Species of flowering plant

Bertya pedicellata is a species of flowering plant in the family Euphorbiaceae and is endemic to Queensland. It is a shrub with many branches, linear leaves, separate male and female flowers, male flowers with 55 to 70 stamens, female flowers with a sparsely hairy ovary, and narrowly elliptic capsules usually with a single seed.

==Description==
Bertya pedicellata is a shrub that typically grows to a height of up to 6 m and has many branches covered with white, star-shaped hairs, and most parts of the plant sticky. The leaves are linear to elliptic or egg-shaped with the narrower end towards the base, 40–92 mm long and 3–10 mm wide, the edges of the leaves curved downwards or sometimes rolled under. The flowers are more or less sessile or on a peduncle up to 6 mm long. The male flowers are 5–8 mm long with 55 to 70 stamens. Each female flowers is on a pedicel 1.5–3 mm long and has narrowly egg-shaped sepals and an ovary usually with scattered star-shaped hairs, or sometimes glabrous. Flowering occurs from March to November and the fruit is narrowly elliptic or narrowly oval, 8.5–11.3 mm long, usually with a single seed.

==Taxonomy==
Bertya pedicellata was first formally described in 1864 by Ferdinand von Mueller in his Fragmenta Phytographiae Australiae from specimens collected near Rockhampton by Anthelme Thozet. The specific epithet (pedicellata) means 'pedicellate'.

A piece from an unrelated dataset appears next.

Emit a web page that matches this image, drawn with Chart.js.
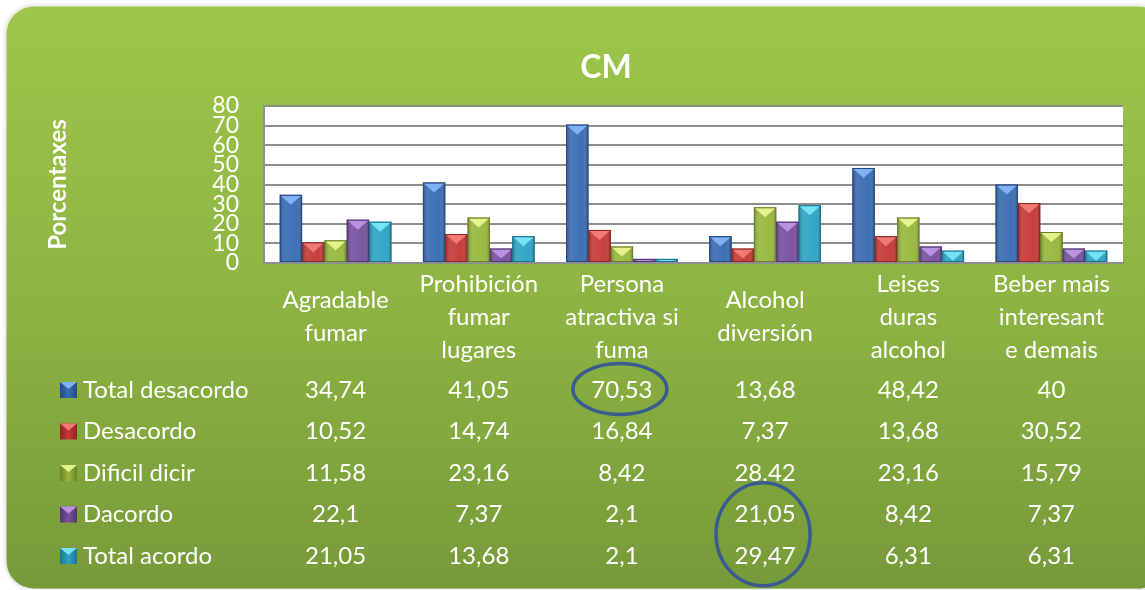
<!DOCTYPE html>
<html lang="gl">
<head>
<meta charset="UTF-8"/>
<title>CM</title>
<script src="https://cdn.jsdelivr.net/npm/chart.js"></script>
<style>
 html,body{margin:0;padding:0;background:#fff}
 #wrap{width:1145px;height:590px;position:relative}
</style>
</head>
<body>
<div id="wrap"><canvas id="chart"></canvas></div>

<script>
const categories=[['Agradable','fumar'],['Prohibición','fumar','lugares'],['Persona','atractiva si','fuma'],['Alcohol','diversión'],['Leises','duras','alcohol'],['Beber mais','interesant','e demais']];
const seriesNames=['Total desacordo','Desacordo','Dificil dicir','Dacordo','Total acordo'];
const totalDesacordo=[34.74,41.05,70.53,13.68,48.42,40];
const desacordo=[10.52,14.74,16.84,7.37,13.68,30.52];
const dificilDicir=[11.58,23.16,8.42,28.42,23.16,15.79];
const dacordo=[22.1,7.37,2.1,21.05,8.42,7.37];
const totalAcordo=[21.05,13.68,2.1,29.47,6.31,6.31];
const yMin=0, yMax=80, yStep=10;
// cells the source table writes with a dot instead of a comma [row,col]
const dotCells=[[2,3]];
// circled cells in the table: [firstRow,lastRow,col]
const circles=[[0,0,2],[3,4,3]];

const seriesValues=[totalDesacordo,desacordo,dificilDicir,dacordo,totalAcordo];
const colors=['#3b6db3','#c63b38','#98b83f','#77539d','#2ea5c4'];
const tops=['#7fb2f2','#f27a74','#e4f48a','#b993e2','#74e3f5'];
const darks=['#24497f','#8e2523','#6a8228','#4f3570','#1b7590'];

const FONT='Lato, "Open Sans", sans-serif';
const ROW0=390, ROWH=41.5;

const cardPlugin={
  id:'card',
  beforeDraw(chart){
    const c=chart.ctx, a=chart.chartArea;
    c.save();
    const g=c.createLinearGradient(0,6,0,590);
    g.addColorStop(0,'#9dc64a');
    g.addColorStop(0.5,'#8db443');
    g.addColorStop(1,'#769a39');
    c.shadowColor='rgba(0,0,0,0.25)';
    c.shadowBlur=4;
    c.beginPath();
    c.roundRect(6,6,1160,583,28);
    c.fillStyle=g;
    c.fill();
    c.shadowColor='transparent';
    c.strokeStyle='rgba(255,255,255,0.5)';
    c.lineWidth=1.5;
    c.stroke();
    c.fillStyle='#fff';
    c.fillRect(a.left,a.top,a.right-a.left,a.bottom-a.top);
    c.restore();
  },
  afterDatasetsDraw(chart){
    const c=chart.ctx;
    c.save();
    chart.data.datasets.forEach((ds,di)=>{
      chart.getDatasetMeta(di).data.forEach(bar=>{
        const w=bar.width, l=bar.x-w/2, t=bar.y, b=bar.base;
        const g=c.createLinearGradient(l,0,l+w,0);
        g.addColorStop(0,'rgba(0,0,0,0.25)');
        g.addColorStop(0.25,'rgba(255,255,255,0.08)');
        g.addColorStop(0.75,'rgba(255,255,255,0.02)');
        g.addColorStop(1,'rgba(0,0,0,0.3)');
        c.fillStyle=g;
        c.fillRect(l,t,w,b-t);
        const h=Math.min(w*0.45,b-t);
        c.beginPath();
        c.moveTo(l+1,t+1);c.lineTo(l+w-1,t+1);c.lineTo(bar.x,t+h);c.closePath();
        c.fillStyle=tops[di];
        c.fill();
        c.strokeStyle=darks[di];
        c.lineWidth=1;
        c.strokeRect(l+0.5,t+0.5,w-1,b-t-1);
      });
    });
    c.restore();
  },
  afterDraw(chart){
    const c=chart.ctx, x=chart.scales.x;
    c.save();
    c.fillStyle='#fff';
    // chart title
    c.font='bold 32px '+FONT;
    c.textAlign='center';c.textBaseline='middle';
    c.fillText('CM',606,68);
    // category labels
    c.font='24px '+FONT;
    categories.forEach((lines,i)=>{
      const px=x.getPixelForValue(i);
      const y0=317-(lines.length-1)*33/2;
      lines.forEach((s,k)=>c.fillText(s,px,y0+k*33));
    });
    // data table
    seriesNames.forEach((name,r)=>{
      const y=ROW0+r*ROWH;
      const kg=c.createLinearGradient(60,0,77,0);
      kg.addColorStop(0,darks[r]);kg.addColorStop(0.5,colors[r]);kg.addColorStop(1,darks[r]);
      c.fillStyle=kg;
      c.fillRect(60,y-8,17,16);
      c.beginPath();c.moveTo(60,y-8);c.lineTo(77,y-8);c.lineTo(68.5,y-1);c.closePath();
      c.fillStyle=tops[r];c.fill();
      c.fillStyle='#fff';
      c.textAlign='left';
      c.fillText(name,83,y);
      c.textAlign='center';
      seriesValues[r].forEach((v,i)=>{
        let s=String(v);
        if(!dotCells.some(d=>d[0]===r&&d[1]===i)) s=s.replace('.',',');
        c.fillText(s,x.getPixelForValue(i),y);
      });
    });
    // circles
    c.strokeStyle='#3a5b8f';
    c.lineWidth=3.5;
    circles.forEach(([r0,r1,col])=>{
      const cx=x.getPixelForValue(col)-2;
      const cy=(ROW0+r0*ROWH+ROW0+r1*ROWH)/2-1;
      const rx=47, ry=r0===r1?25.5:51.5;
      c.beginPath();c.ellipse(cx,cy,rx,ry,0,0,Math.PI*2);c.stroke();
    });
    c.restore();
  }
};

new Chart(document.getElementById('chart'),{
  type:'bar',
  data:{
    labels:categories.map(l=>l.join(' ')),
    datasets:seriesNames.map((n,i)=>({
      label:n,data:seriesValues[i],backgroundColor:colors[i],
      categoryPercentage:0.78,barPercentage:1
    }))
  },
  options:{
    responsive:true,maintainAspectRatio:false,animation:false,
    layout:{padding:{left:44,right:22,top:106,bottom:0}},
    plugins:{legend:{display:false},tooltip:{enabled:false},title:{display:false}},
    scales:{
      x:{
        ticks:{display:false},
        grid:{display:false},
        border:{display:true,color:'#8e8e8e',width:2},
        afterFit(s){s.height=590-263;}
      },
      y:{
        min:yMin,max:yMax,
        ticks:{stepSize:yStep,autoSkip:false,padding:25,color:'#fff',font:{family:FONT,size:23}},
        grid:{color:'#8e8e8e',lineWidth:2,drawTicks:false},
        border:{color:'#8e8e8e',width:2},
        title:{display:true,text:'Porcentaxes',color:'#fff',font:{family:FONT,size:24,weight:'bold'},padding:0},
        afterFit(s){s.width=264-44;}
      }
    }
  },
  plugins:[cardPlugin]
});
</script>
</body>
</html>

==Distribution and habitat==
This species of Bertya grows on skeletal soils on rocky hillsides in forest, woodland, shrubland, heathland and vine thickets, mainly between Aramac, Rockhampton and Biggenden in Queensland.

==Conservation status==
Bertya pedicellata is listed as "near threatened" under the Queensland Government Nature Conservation Act 1992.